In conjunction with its annual meeting this past week in Las Vegas, the Healthcare Information and Management Systems Society (HIMSS) released its annual survey of IT leaders. In the accompanying press release, HIMSS pointed to one notable finding: the presence of a “clinical IT” executive at a healthcare organization, such as a Chief Medical Information Officer or Chief Nursing Informatics Officer, was associated with a higher rate of perception that health IT is a strategic priority at that institution (86% for those who have that type of executive-level leader vs. 62% who do not).1
To some this finding may seem obvious. Having a leader who can bridge the gap between clinicians and the power of technology will go a long way in making IT relevant to a hospital.
But thinking more broadly, how are we really doing in using IT to drive improved clinical and financial outcomes in healthcare? Clearly the US regulation-driven approach (e.g., meaningful use and value based-payment) has led to significantly higher rates of information technology adoption. But to take just one example, are we actually having a meaningful impact on providers’ productivity such that they are able to meet rising demand for healthcare services without costs increasing in proportion to this need for care? In other words, are we increasing the value created in healthcare? The evidence so far is decidedly mixed and difficult to parse from overall macroeconomic trends.
We clearly have a long way to go before we start to “meaningfully” impact health outcomes, address the financial challenges of delivering greater value in healthcare, and truly “bend the cost curve.”
Yes, there is now greater access and insurance coverage today through the Affordable Care Act (ACA). And we made significant progress in just a few years in digitizing health records. But achieving real results (clinical and financial) is another matter.
And to actually change the system, we need to be listening much more intently to the primary actors in our health system….physicians and nurses. Not just “clinical IT executives” in the C-suite but the “front line” clinicians.

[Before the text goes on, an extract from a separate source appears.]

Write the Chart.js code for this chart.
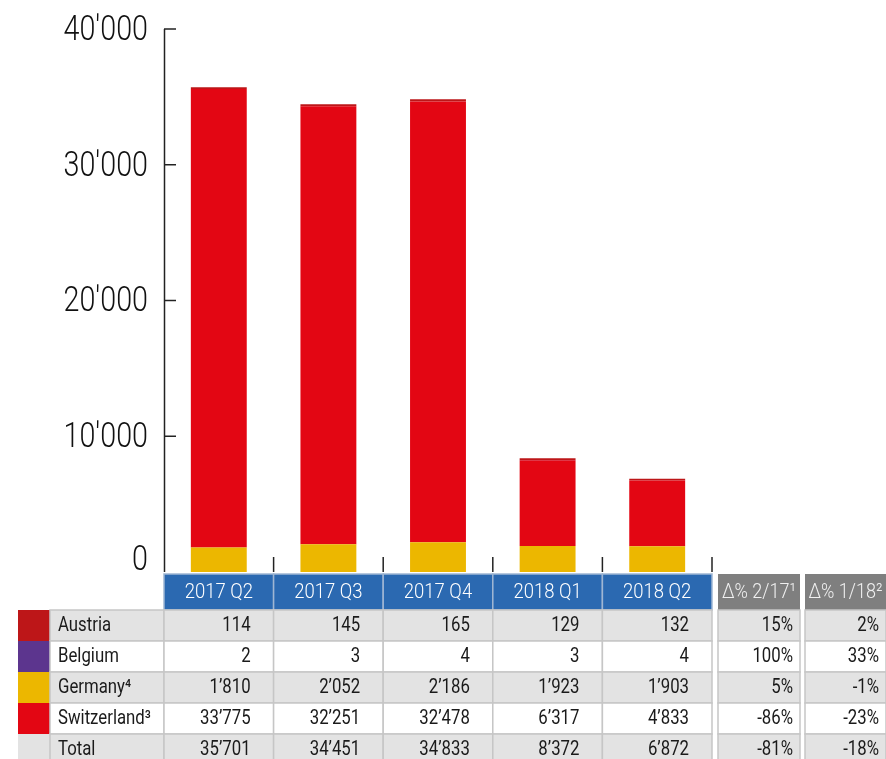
<!DOCTYPE html>
<html>
<head>
<meta charset="utf-8">
<script src="https://cdn.jsdelivr.net/npm/chart.js@4/dist/chart.umd.min.js"></script>
<style>
  html, body { margin: 0; padding: 0; background: #fff; }
  #chart { display: block; }
</style>
</head>
<body>
<canvas id="chart" width="886" height="759"></canvas>
<script>
// Data
const categories = ['2017 Q2', '2017 Q3', '2017 Q4', '2018 Q1', '2018 Q2'];
const austria = [114, 145, 165, 129, 132];
const belgium = [2, 3, 4, 3, 4];
const germany = [1810, 2052, 2186, 1923, 1903];
const switzerland = [33775, 32251, 32478, 6317, 4833];
const total = [35701, 34451, 34833, 8372, 6872];
const deltaHeaders = ['Δ% 2/17¹', 'Δ% 1/18²'];
const deltaYear = ['15%', '100%', '5%', '-86%', '-81%'];
const deltaQuarter = ['2%', '33%', '-1%', '-23%', '-18%'];
const yTicks = [0, 10000, 20000, 30000, 40000];

const FONT = "Roboto, 'Liberation Sans', sans-serif";

const colors = {
    austria: '#bd1618',
    belgium: '#5c358e',
    germany: '#ecb700',
    switzerland: '#e30613',
    blue: '#2b69b1',
    grayHead: '#7f7f7f',
    rowGray: '#e3e3e3',
    border: '#c6c6c6'
};

// table rows: label, swatch colour, values, deltas
const tableRows = [
    { label: 'Austria', color: colors.austria, values: austria, d: 0 },
    { label: 'Belgium', color: colors.belgium, values: belgium, d: 1 },
    { label: 'Germany⁴', color: colors.germany, values: germany, d: 2 },
    { label: 'Switzerland³', color: colors.switzerland, values: switzerland, d: 3 },
    { label: 'Total', color: null, values: total, d: 4 }
];

function fmtTable(v) {
    return String(v).replace(/\B(?=(\d{3})+(?!\d))/g, '\u2019');
}
function fmtAxis(v) {
    return String(v).replace(/\B(?=(\d{3})+(?!\d))/g, "'");
}

// condensed look: squeeze text horizontally around its anchor
function narrowText(ctx, text, x, y, sx) {
    ctx.save();
    ctx.translate(x, y);
    ctx.scale(sx, 1);
    ctx.fillText(text, 0, 0);
    ctx.restore();
}

// Draws axis, ticks and data table using the chart's scales
const axisAndTable = {
    id: 'axisAndTable',
    afterDraw(chart) {
        const ctx = chart.ctx;
        const area = chart.chartArea;
        const xs = chart.scales.x;
        const ys = chart.scales.y;
        const catW = (area.right - area.left) / categories.length;

        ctx.save();

        // y axis line
        ctx.strokeStyle = '#222';
        ctx.lineWidth = 1.5;
        ctx.beginPath();
        ctx.moveTo(area.left + 0.5, ys.getPixelForValue(40000));
        ctx.lineTo(area.left + 0.5, area.bottom);
        ctx.stroke();

        // y ticks + labels
        ctx.font = '300 35px ' + FONT;
        ctx.fillStyle = '#111';
        ctx.textAlign = 'right';
        ctx.textBaseline = 'middle';
        yTicks.forEach(v => {
            const y = ys.getPixelForValue(v);
            if (v > 0) {
                ctx.beginPath();
                ctx.moveTo(area.left, y);
                ctx.lineTo(area.left + 12, y);
                ctx.stroke();
                narrowText(ctx, fmtAxis(v), area.left - 16, y + 2, 0.82);
            } else {
                narrowText(ctx, fmtAxis(v), area.left - 16, y - 11, 0.82);
            }
        });

        // x separators
        for (let i = 1; i <= categories.length; i++) {
            const x = area.left + i * catW;
            ctx.beginPath();
            ctx.moveTo(x, area.bottom - 15);
            ctx.lineTo(x, area.bottom);
            ctx.stroke();
        }

        // table geometry
        const headTop = area.bottom + 2;
        const headH = 36;
        const rowH = 31;
        const swL = 18, swR = 50;
        const d1L = area.right + 6, d1R = 800;
        const d2L = 805, d2R = 886;
        const sx = 0.86;

        ctx.lineWidth = 1.5;

        // header row
        ctx.font = '300 21px ' + FONT;
        ctx.textAlign = 'center';
        categories.forEach((c, i) => {
            const cx = xs.getPixelForValue(i);
            const l = cx - catW / 2;
            ctx.fillStyle = colors.blue;
            ctx.fillRect(l, headTop, catW, headH);
            ctx.strokeStyle = '#9fb6d3';
            ctx.strokeRect(l, headTop, catW, headH);
            ctx.fillStyle = '#fff';
            narrowText(ctx, c, cx, headTop + headH / 2 + 1, 0.88);
        });
        [[d1L, d1R], [d2L, d2R]].forEach((p, k) => {
            ctx.fillStyle = colors.grayHead;
            ctx.fillRect(p[0], headTop, p[1] - p[0], headH);
            ctx.fillStyle = '#f0f0f0';
            narrowText(ctx, deltaHeaders[k], (p[0] + p[1]) / 2, headTop + headH / 2 + 1, 0.86);
        });

        // body rows
        ctx.font = '19.5px ' + FONT;
        tableRows.forEach((r, ri) => {
            const top = headTop + headH + ri * rowH;
            const mid = top + rowH / 2 + 1;
            const bg = ri % 2 === 0 ? colors.rowGray : '#fff';
            ctx.strokeStyle = colors.border;

            // swatch
            ctx.fillStyle = r.color || colors.rowGray;
            ctx.fillRect(swL, top, swR - swL, rowH);
            // label cell
            ctx.fillStyle = bg;
            ctx.fillRect(swR, top, area.left - swR, rowH);
            ctx.strokeRect(swR, top, area.left - swR, rowH);
            ctx.fillStyle = '#1a1a1a';
            ctx.textAlign = 'left';
            narrowText(ctx, r.label, swR + 8, mid, sx);

            // value cells
            ctx.textAlign = 'right';
            r.values.forEach((v, i) => {
                const cx = xs.getPixelForValue(i);
                const l = cx - catW / 2;
                ctx.fillStyle = bg;
                ctx.fillRect(l, top, catW, rowH);
                ctx.strokeRect(l, top, catW, rowH);
                ctx.fillStyle = '#1a1a1a';
                narrowText(ctx, fmtTable(v), l + catW - 23, mid, sx);
            });

            // delta cells
            [[d1L, d1R, deltaYear], [d2L, d2R, deltaQuarter]].forEach(p => {
                ctx.fillStyle = bg;
                ctx.fillRect(p[0], top, p[1] - p[0], rowH);
                ctx.strokeRect(p[0], top, p[1] - p[0], rowH);
                ctx.fillStyle = '#1a1a1a';
                narrowText(ctx, p[2][r.d], p[1] - 7, mid, sx);
            });
        });

        ctx.restore();
    }
};

new Chart(document.getElementById('chart'), {
    type: 'bar',
    data: {
        labels: categories,
        datasets: [
            { label: 'Germany', data: germany, backgroundColor: colors.germany },
            { label: 'Switzerland', data: switzerland, backgroundColor: colors.switzerland },
            { label: 'Belgium', data: belgium, backgroundColor: colors.belgium },
            { label: 'Austria', data: austria, backgroundColor: colors.austria }
        ]
    },
    options: {
        responsive: false,
        animation: false,
        devicePixelRatio: 1,
        layout: {
            padding: { left: 164, right: 174, top: 29, bottom: 187 }
        },
        datasets: {
            bar: {
                categoryPercentage: 1,
                barPercentage: 0.51,
                borderWidth: 0
            }
        },
        plugins: {
            legend: { display: false },
            tooltip: { enabled: false }
        },
        scales: {
            x: {
                stacked: true,
                display: false
            },
            y: {
                stacked: true,
                display: false,
                min: 0,
                max: 40000
            }
        }
    },
    plugins: [axisAndTable]
});
</script>
</body>
</html>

We need them to be more engaged and championing the adoption of new solutions. In a world of hospital consolidation and standardization, I worry that clinicians, those who should have the most to say about what works and what doesn’t, what matters to the patient and what doesn’t, are not fully engaged. The health care IT industry needs to be more focused on their world as well.
These trusted advisors will ultimately help drive higher patient engagement in their own health, one patient at a time. But this increased engagement and associated outcomes should also come through the advice and support of these providers to simplify the complex, focus on root causes and not symptoms, and help patients have access to and rely on sources of information that merit their trust. We need our physicians and nurses to be much more engaged in the “next wave” of health IT adoption and we need to truly listen to them as only they can have the ground level and system-wide impact on the delivery of healthcare and the improved outcomes we are seeking.
- Shaw, Glenna. HIMSS Leadership Survey: Clinicians have a positive influence on organizations’ IT attitudes. FierceHealthIT, March 1, 2016.